(Task goal):
Spot each line in the records below where the word "this" occurs, then copy it.
— begin Extracted material —
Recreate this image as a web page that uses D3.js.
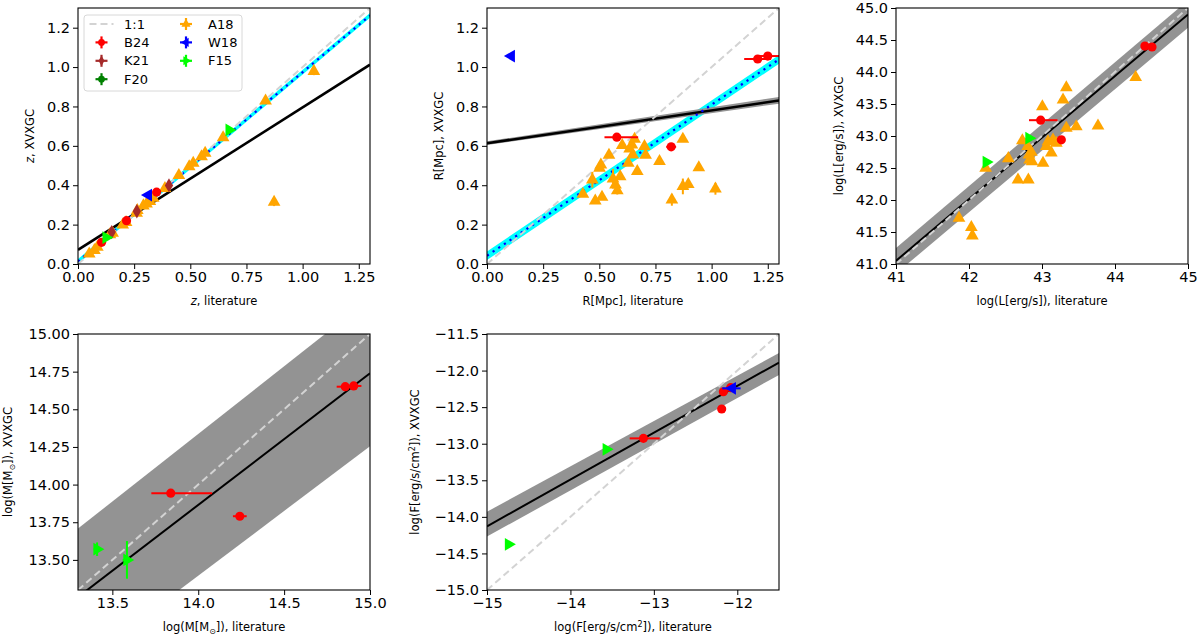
<!DOCTYPE html>
<html><head><meta charset="utf-8">
<script src="https://cdn.jsdelivr.net/npm/d3@7"></script>
<style>body{margin:0;background:#fff;font-family:"DejaVu Sans",sans-serif}</style>
</head><body><svg id="c" width="1200" height="639"></svg>
<script>
// ---------- DATA: [x, y, xerr, yerr]; xerr may be [low, high] ----------
// Panel 1: redshift
const zA18 = [[0.050,0.052,0,0],[0.073,0.069,0,0],[0.086,0.086,0,0],[0.142,0.149,0,0],[0.154,0.157,0,0],
  [0.199,0.199,0,0],[0.214,0.211,0,0],[0.261,0.259,0,0],[0.264,0.272,0,0],[0.291,0.296,0,0],[0.305,0.306,0,0],
  [0.320,0.318,0,0],[0.335,0.335,0,0],[0.387,0.384,0,0],[0.449,0.450,0,0],[0.495,0.495,0,0],[0.513,0.512,0,0],
  [0.550,0.546,0,0],[0.566,0.563,0,0],[0.646,0.642,0,0],[0.835,0.828,0,0],[1.050,0.979,0,0.02],[0.873,0.314,0,0.02]];
const zB24 = [[0.105,0.110,0,0],[0.216,0.220,0,0],[0.350,0.365,0,0]];
const zK21 = [[0.405,0.399,0,0],[0.262,0.268,0,0],[0.150,0.162,0,0]];
const zW18 = [[0.313,0.350,0,0]];
const zF15 = [[0.125,0.134,0,0],[0.673,0.681,0,0]];
const zFit = [[0,0.072],[1.3,1.012]];
const zCyan = [[0,0.013],[1.3,1.262]];
// Panel 2: radius
const rA18 = [[0.427,0.355,0,0],[0.469,0.428,0,0.04],[0.482,0.321,0,0],[0.501,0.487,0,0],[0.507,0.504,0,0],
  [0.512,0.340,0,0],[0.543,0.553,0,0],[0.561,0.433,0,0.05],[0.572,0.402,0,0.03],[0.580,0.373,0,0.02],
  [0.593,0.444,0,0],[0.602,0.602,0,0],[0.629,0.512,0,0],[0.635,0.585,0,0],[0.645,0.605,0,0],[0.649,0.554,0,0],
  [0.657,0.634,0,0],[0.669,0.470,0,0],[0.701,0.597,0,0],[0.706,0.553,0,0],[0.768,0.521,0,0],[0.823,0.326,0,0.03],
  [0.872,0.634,0,0],[0.872,0.394,0,0.04],[0.896,0.404,0,0.02],[0.943,0.490,0,0],[1.017,0.382,0,0.03]];
const rB24 = [[0.578,0.644,[0.055,0.095],0],[0.820,0.595,0.022,0],[1.205,1.041,0.06,0],[1.250,1.056,0.05,0]];
const rW18 = [[0.108,1.056,0,0]];
const rFit = [[0,0.613],[1.3,0.830]];
const rFitUp = [[0,0.623],[1.3,0.848]];
const rFitLo = [[0,0.604],[1.3,0.814]];
const rCyan = [[0,0.042],[1.3,1.039]];
// Panel 3: luminosity
const lA18 = [[41.863,41.718,0.02,0],[42.032,41.572,0,0],[42.046,41.442,0,0],[42.228,42.498,0,0],[42.539,42.649,0.04,0],
  [42.671,42.316,0.04,0],[42.731,42.930,0.04,0],[42.813,42.316,0.05,0],[42.804,42.837,0,0],[42.822,42.707,0,0],
  [42.831,42.628,0.04,0],[42.854,42.748,0,0],[42.863,42.602,0,0],[43.005,43.461,0,0],[43.014,42.576,0.04,0],
  [43.059,42.837,0,0],[43.082,42.914,0,0],[43.128,42.737,0,0],[43.151,42.941,0,0],[43.196,42.888,0,0],
  [43.288,43.565,0.05,0],[43.333,43.757,0.04,0],[43.333,43.122,0,0],[43.470,43.148,0,0],[43.767,43.159,0,0],
  [44.283,43.918,0,0]];
const lB24 = [[42.982,43.247,[0.16,0.23],0],[43.265,42.940,0,0],[44.410,44.405,0,0],[44.507,44.390,0,0]];
const lF15 = [[42.237,42.592,0,0],[42.822,42.966,0,0]];
const lFit = [[41,41.05],[45,44.90]];
const lFitUp = [[41,41.25],[45,45.12]];
const lFitLo = [[41,40.85],[45,44.69]];
// Panel 4: mass
const mB24 = [[13.840,13.943,[0.113,0.241],0],[14.242,13.790,0.04,0],[14.856,14.650,0.05,0],[14.905,14.655,0.045,0]];
const mF15 = [[13.411,13.571,0.02,0.045],[13.585,13.500,0.025,0.125]];
const mFit = [[13.3,13.253],[15.0,14.739]];
const mFitUp = [[13.3,13.708],[15.0,15.235]];
const mFitLo = [[13.3,12.793],[15.0,14.255]];
// Panel 5: flux
const fB24 = [[-13.125,-12.927,[0.165,0.195],0],[-12.187,-12.525,0,0],[-12.167,-12.289,0,0],[-12.080,-12.234,0,0]];
const fW18 = [[-12.060,-12.243,[0.12,0.10],0]];
const fF15 = [[-13.570,-13.077,0,0],[-14.742,-14.376,0,0]];
const fFit = [[-15,-14.13],[-11.5,-11.89]];
const fFitUp = [[-15,-13.93],[-11.5,-11.76]];
const fFitLo = [[-15,-14.27],[-11.5,-12.06]];
// Ticks
const zTicks = [0,0.25,0.5,0.75,1.0,1.25], zYTicks = [0,0.2,0.4,0.6,0.8,1.0,1.2];
const lTicks = [41,42,43,44,45], lYTicks = [41,41.5,42,42.5,43,43.5,44,44.5,45];
const mTicks = [13.5,14.0,14.5,15.0], mYTicks = [13.5,13.75,14.0,14.25,14.5,14.75,15.0];
const fTicks = [-15,-14,-13,-12], fYTicks = [-15,-14.5,-14,-13.5,-13,-12.5,-12,-11.5];
const legendLabels = ["1:1","B24","K21","F20","A18","W18","F15"];

// ---------- STYLE ----------
const C = {A18:"#FFA500", B24:"#FF0000", K21:"#A52A2A", F20:"#008000", W18:"#0000FF", F15:"#00FF00"};
const svg = d3.select("#c");
const W = 292, H = 256;
const TRI = 70, CIRC = 66;

function markerPath(shape, size){
  if (shape==="o") return d3.symbol(d3.symbolCircle, size)();
  if (shape==="d") return d3.symbol(d3.symbolDiamond, size*0.85)();
  return d3.symbol(d3.symbolTriangle, size)();
}
const rot = {"^":0, "<":-90, ">":90, "o":0, "d":0};

function panel(cfg, id){
  const x = d3.scaleLinear().domain(cfg.xd).range([cfg.left, cfg.left+W]);
  const y = d3.scaleLinear().domain(cfg.yd).range([cfg.top+H, cfg.top]);
  const g = svg.append("g");
  svg.append("clipPath").attr("id","clip"+id).append("rect")
    .attr("x",cfg.left).attr("y",cfg.top).attr("width",W).attr("height",H);
  const pg = g.append("g").attr("clip-path","url(#clip"+id+")");
  const line = d3.line().x(d=>x(d[0])).y(d=>y(d[1]));
  const band = (up,lo,fill)=>pg.append("path")
      .attr("d", line(up.concat(lo.slice().reverse()))+"Z").attr("fill",fill).attr("stroke","none");
  if (cfg.cyan){
    const hw = cfg.cyanHW;
    band(cfg.cyan.map(d=>[d[0],d[1]+hw]), cfg.cyan.map(d=>[d[0],d[1]-hw]), "#00FFFF");
  }
  if (cfg.up) band(cfg.up, cfg.lo, "#939393");
  pg.append("path").attr("d", line(cfg.fit)).attr("stroke","#000").attr("stroke-width",cfg.fitW).attr("fill","none");
  if (cfg.cyan) pg.append("path").attr("d", line(cfg.cyan)).attr("stroke","#0000FF")
      .attr("stroke-width",2.2).attr("stroke-dasharray","2.2,4.6").attr("stroke-linecap","butt").attr("fill","none");
  // 1:1
  const lo = Math.min(cfg.xd[0],cfg.yd[0]), hi = Math.max(cfg.xd[1],cfg.yd[1]);
  pg.append("path").attr("d", line([[lo,lo],[hi,hi]])).attr("stroke","#D3D3D3")
    .attr("stroke-width",2).attr("stroke-dasharray","7,4").attr("fill","none");
  // points
  cfg.series.forEach(s=>{
    s.data.forEach(d=>{
      const xe = Array.isArray(d[2]) ? d[2] : [d[2],d[2]];
      if (xe[0]>0 || xe[1]>0) pg.append("line").attr("x1",x(d[0]-xe[0])).attr("x2",x(d[0]+xe[1]))
        .attr("y1",y(d[1])).attr("y2",y(d[1])).attr("stroke",s.c).attr("stroke-width",2);
      if (d[3]>0) pg.append("line").attr("x1",x(d[0])).attr("x2",x(d[0]))
        .attr("y1",y(d[1]-d[3])).attr("y2",y(d[1]+d[3])).attr("stroke",s.c).attr("stroke-width",2);
      pg.append("path").attr("d", markerPath(s.m, s.m==="o"?CIRC:TRI))
        .attr("transform",`translate(${x(d[0])},${y(d[1])}) rotate(${rot[s.m]})`).attr("fill",s.c);
    });
  });
  // axes
  const ax = g.append("g").attr("transform",`translate(0,${cfg.top+H})`)
    .call(d3.axisBottom(x).tickValues(cfg.xt).tickFormat(d3.format(cfg.xf)).tickSize(5).tickPadding(3));
  const ay = g.append("g").attr("transform",`translate(${cfg.left},0)`)
    .call(d3.axisLeft(y).tickValues(cfg.yt).tickFormat(d3.format(cfg.yf)).tickSize(5).tickPadding(3));
  [ax,ay].forEach(a=>{
    a.select(".domain").remove();
    a.selectAll("text").attr("font-size",14.5).attr("font-family","DejaVu Sans").attr("fill","#000");
    a.selectAll("line").attr("stroke","#000").attr("stroke-width",1);
  });
  g.append("rect").attr("x",cfg.left).attr("y",cfg.top).attr("width",W).attr("height",H)
    .attr("fill","none").attr("stroke","#000").attr("stroke-width",1.1);
  // labels
  const xl = g.append("text").attr("x",cfg.left+W/2).attr("y",cfg.top+H+41).attr("text-anchor","middle")
    .attr("font-size",11.5).attr("fill","#000");
  cfg.xlab(xl);
  const yl = g.append("text").attr("transform",`translate(${cfg.ylx},${cfg.top+H/2}) rotate(-90)`)
    .attr("text-anchor","middle").attr("font-size",11.5).attr("fill","#000");
  cfg.ylab(yl);
  return {x,y,g};
}
function zLab(t, rest){ t.append("tspan").attr("font-style","italic").text("z"); t.append("tspan").text(rest); }
function mLab(t, rest){ t.append("tspan").text("log(M[M"); t.append("tspan").attr("font-size",8).attr("dy",2.5).text("⊙");
  t.append("tspan").attr("dy",-2.5).text("])"+rest); }
function fLab(t, rest){ t.append("tspan").text("log(F[erg/s/cm"); t.append("tspan").attr("font-size",8).attr("dy",-4).text("2");
  t.append("tspan").attr("dy",4).text("])"+rest); }

panel({left:78, top:8, xd:[0,1.3], yd:[0,1.3], xt:zTicks, xf:".2f", yt:zYTicks, yf:".1f",
  fit:zFit, fitW:2.6, cyan:zCyan, cyanHW:0.012, ylx:34,
  series:[{data:zA18,c:C.A18,m:"^"},{data:zB24,c:C.B24,m:"o"},{data:zK21,c:C.K21,m:"d"},{data:zW18,c:C.W18,m:"<"},{data:zF15,c:C.F15,m:">"}],
  xlab:t=>zLab(t,", literature"), ylab:t=>zLab(t,", XVXGC")}, 1);
panel({left:487, top:8, xd:[0,1.3], yd:[0,1.3], xt:zTicks, xf:".2f", yt:zYTicks, yf:".1f",
  fit:rFit, fitW:2.6, up:rFitUp, lo:rFitLo, cyan:rCyan, cyanHW:0.022, ylx:443,
  series:[{data:rA18,c:C.A18,m:"^"},{data:rB24,c:C.B24,m:"o"},{data:rW18,c:C.W18,m:"<"}],
  xlab:t=>t.text("R[Mpc], literature"), ylab:t=>t.text("R[Mpc], XVXGC")}, 2);
panel({left:896, top:8, xd:[41,45], yd:[41,45], xt:lTicks, xf:"d", yt:lYTicks, yf:".1f",
  fit:lFit, fitW:2, up:lFitUp, lo:lFitLo, ylx:843,
  series:[{data:lA18,c:C.A18,m:"^"},{data:lB24,c:C.B24,m:"o"},{data:lF15,c:C.F15,m:">"}],
  xlab:t=>t.text("log(L[erg/s]), literature"), ylab:t=>t.text("log(L[erg/s]), XVXGC")}, 3);
panel({left:78, top:334, xd:[13.3,15.0], yd:[13.3,15.0], xt:mTicks, xf:".1f", yt:mYTicks, yf:".2f",
  fit:mFit, fitW:2, up:mFitUp, lo:mFitLo, ylx:12,
  series:[{data:mB24,c:C.B24,m:"o"},{data:mF15,c:C.F15,m:">"}],
  xlab:t=>mLab(t,", literature"), ylab:t=>mLab(t,", XVXGC")}, 4);
panel({left:487, top:334, xd:[-15,-11.5], yd:[-15,-11.5], xt:fTicks, xf:"d", yt:fYTicks, yf:".1f",
  fit:fFit, fitW:2, up:fFitUp, lo:fFitLo, ylx:419,
  series:[{data:fB24,c:C.B24,m:"o"},{data:fW18,c:C.W18,m:"<"},{data:fF15,c:C.F15,m:">"}],
  xlab:t=>fLab(t,", literature"), ylab:t=>fLab(t,", XVXGC")}, 5);

// ---------- LEGEND (panel 1) ----------
const lg = svg.append("g");
lg.append("rect").attr("x",84).attr("y",15).attr("width",158).attr("height",76).attr("rx",3)
  .attr("fill","#fff").attr("fill-opacity",0.8).attr("stroke","#D8D8D8").attr("stroke-width",1);
const legItems = [
  {c:"#D3D3D3", m:"line"}, {c:C.B24,m:"o"}, {c:C.K21,m:"d"}, {c:C.F20,m:"o"},
  {c:C.A18,m:"^"}, {c:C.W18,m:"<"}, {c:C.F15,m:">"}];
legItems.forEach((it,i)=>{
  const col = i<4?0:1, row = i<4?i:i-4;
  const mx = col===0?101.5:186, ty = 24+row*18.4, tx = col===0?124:208;
  if (it.m==="line"){
    lg.append("line").attr("x1",mx-12).attr("x2",mx+12).attr("y1",ty).attr("y2",ty)
      .attr("stroke",it.c).attr("stroke-width",2).attr("stroke-dasharray","7,4");
  } else {
    lg.append("line").attr("x1",mx-6).attr("x2",mx+6).attr("y1",ty).attr("y2",ty).attr("stroke",it.c).attr("stroke-width",2.2);
    lg.append("line").attr("x1",mx).attr("x2",mx).attr("y1",ty-6).attr("y2",ty+6).attr("stroke",it.c).attr("stroke-width",2.2);
    lg.append("path").attr("d", markerPath(it.m, 36)).attr("transform",`translate(${mx},${ty}) rotate(${rot[it.m]})`).attr("fill",it.c);
  }
  lg.append("text").attr("x",tx).attr("y",ty+4.5).attr("font-size",13).attr("fill","#000").text(legendLabels[i]);
});
</script></body></html>
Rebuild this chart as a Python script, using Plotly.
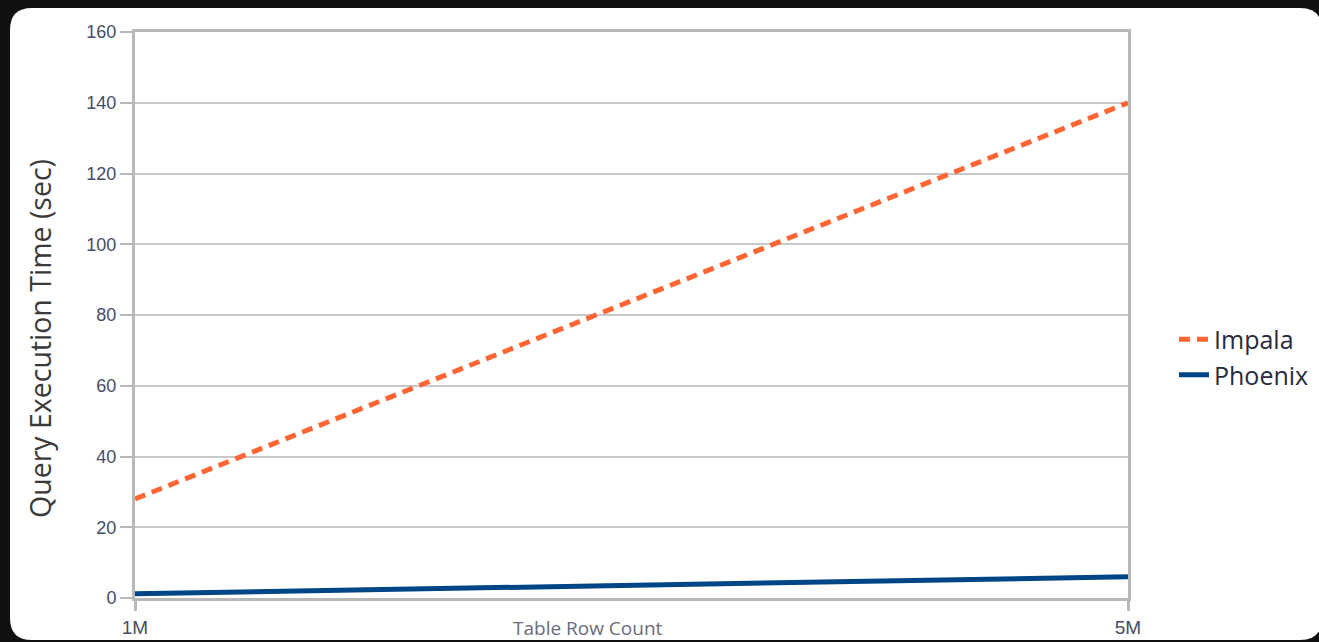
import plotly.graph_objects as go

x_vals = [1, 5]
x_ticktext = ["1M", "5M"]
impala = [28, 140]
phoenix = [1.2, 6]
y_ticks = [0, 20, 40, 60, 80, 100, 120, 140, 160]

W, H = 1319, 642
ML, MR, MT, MB = 135, W - 1128, 32, H - 598
PW, PH = W - ML - MR, H - MT - MB

def px(x):
    return (x - ML) / PW

def py(y):
    return (H - MB - y) / PH

fig = go.Figure()
fig.add_trace(go.Scatter(x=x_vals, y=impala, mode="lines", name="Impala",
                         line=dict(color="#ff6633", width=5, dash="11px,7px")))
fig.add_trace(go.Scatter(x=x_vals, y=phoenix, mode="lines", name="Phoenix",
                         line=dict(color="#004586", width=5)))

# white rounded card
L, T, R, B, r = 10, 8, 1322, 640, 22
path = (f"M {px(L+r)},{py(T)} L {px(R-r)},{py(T)} Q {px(R)},{py(T)} {px(R)},{py(T+r)} "
        f"L {px(R)},{py(B-r)} Q {px(R)},{py(B)} {px(R-r)},{py(B)} "
        f"L {px(L+r)},{py(B)} Q {px(L)},{py(B)} {px(L)},{py(B-r)} "
        f"L {px(L)},{py(T+r)} Q {px(L)},{py(T)} {px(L+r)},{py(T)} Z")
fig.add_shape(type="path", path=path, xref="paper", yref="paper",
              fillcolor="white", line=dict(width=0), layer="below")

fig.add_annotation(text="Query Execution Time (sec)", textangle=-90,
                   x=px(40), y=py(339), xref="paper", yref="paper",
                   xanchor="center", yanchor="middle", showarrow=False,
                   font=dict(family="Open Sans, sans-serif", size=28.5, color="#3a3a3a"))
fig.add_annotation(text="Table Row Count",
                   x=px(588), y=py(628), xref="paper", yref="paper",
                   xanchor="center", yanchor="middle", showarrow=False,
                   font=dict(family="Open Sans, sans-serif", size=19, color="#6b6b7a"))

y_tick_font = dict(family="Liberation Sans, Arial, sans-serif", size=18, color="#464c66")
x_tick_font = dict(family="Liberation Sans, Arial, sans-serif", size=19, color="#464c66")

fig.update_layout(
    width=W, height=H,
    autosize=False,
    margin=dict(l=ML, r=MR, t=MT, b=MB, autoexpand=False),
    paper_bgcolor="#111111",
    plot_bgcolor="rgba(0,0,0,0)",
    showlegend=True,
    legend=dict(x=px(1174), y=py(357), xanchor="left", yanchor="middle",
                font=dict(family="Open Sans, sans-serif", size=25, color="#2a2a3a"),
                bgcolor="rgba(0,0,0,0)", tracegroupgap=0, itemwidth=30),
    xaxis=dict(range=[1, 5], tickvals=x_vals, ticktext=x_ticktext, automargin=False,
               showgrid=False, showline=True, linecolor="#b8b8b8", linewidth=3,
               mirror=True, ticks="outside", ticklen=10, tickwidth=3, tickcolor="#b8b8b8",
               tickfont=x_tick_font, zeroline=False, ticklabelstandoff=0),
    yaxis=dict(range=[0, 160], tickvals=y_ticks, showgrid=True, gridcolor="#c8c8c8", gridwidth=2,
               automargin=False,
               showline=True, linecolor="#b8b8b8", linewidth=3, mirror=True,
               ticks="outside", ticklen=12, tickwidth=2, tickcolor="#b8b8b8",
               tickfont=y_tick_font, zeroline=False),
)

fig.write_html("out.html", config={"displayModeBar": False},
               post_script="document.body.style.margin='0';document.body.style.background='#111111';")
— end Extracted material —
(Exercise answer):
Recreate this image as a web page that uses D3.js.
Rebuild this chart as a Python script, using Plotly.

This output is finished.